Philosophy

Exec: Nobody walks around in culottes unless there’s something important going on.

150 5th Avenue
New York, NY

Art Director: It’s hard to be objective when you only see the universe from your point of view.

250 Redwood Shores Parkway
Redwood City, California

Male coworker: The first time I shit in school was in eleventh grade. It was during Chemistry, after gym class. It was on that day I became a man. Since then I’ll shit anywhere, basically.

1372 Broadway
New York, New York

Overheard by: ILmatic

New hire: Can't we maybe be more optimistic about the sales projections?
Boss: Optimism? Optimism? Optimism is just lack of information.

Washington, DC

Guard to woman, as metal detector beeps at her: Please step over here, ma'am.
Woman: I don't carry sharp objects on me…except my wit.
Guard: Please.

LAX Security Check-In
Los Angeles, California

Overheard by: 2Aron

Office jokester: If one person calls you a jackass, that's their opinion.
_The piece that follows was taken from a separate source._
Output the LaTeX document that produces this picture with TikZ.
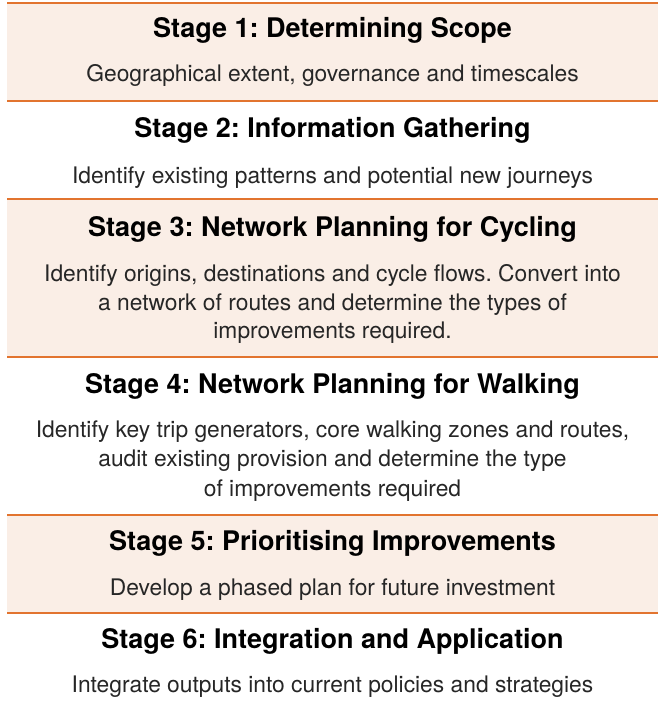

If ten people call you a jackass, get a saddle.
Office dullard: What's a saddle?

Cooper City, Florida

Overheard by: Knows what a saddle is

Congressional staffer in hallway, in low voice: I gotta be careful who's around… It might be dangerous to be overheard.

House of Representatives Office Building
Washington, DC

Inadequate manager called Chris*, muttering quietly to himself in different voices: You're a hero, Chris. (pause) I know I am, Chris, I'm a real hero. (pause) Chris, I'm just the best.

Council Office
London
England

Senior partner: What are you listening to? That’s some funky music.
Paralegal: Phish.
Senior partner: Oooh, Phish — I’ve heard of them but never heard them. Wow, they have a great sound.
Paralegal: Yeah, I really like them.
Senior partner, with fixed gaze: When you know someone listens to funky music, that can really tell you a lot about a person.

Washington, DC

Worker: Yup, it takes a lot more than a million dollars to be a millionaire these days.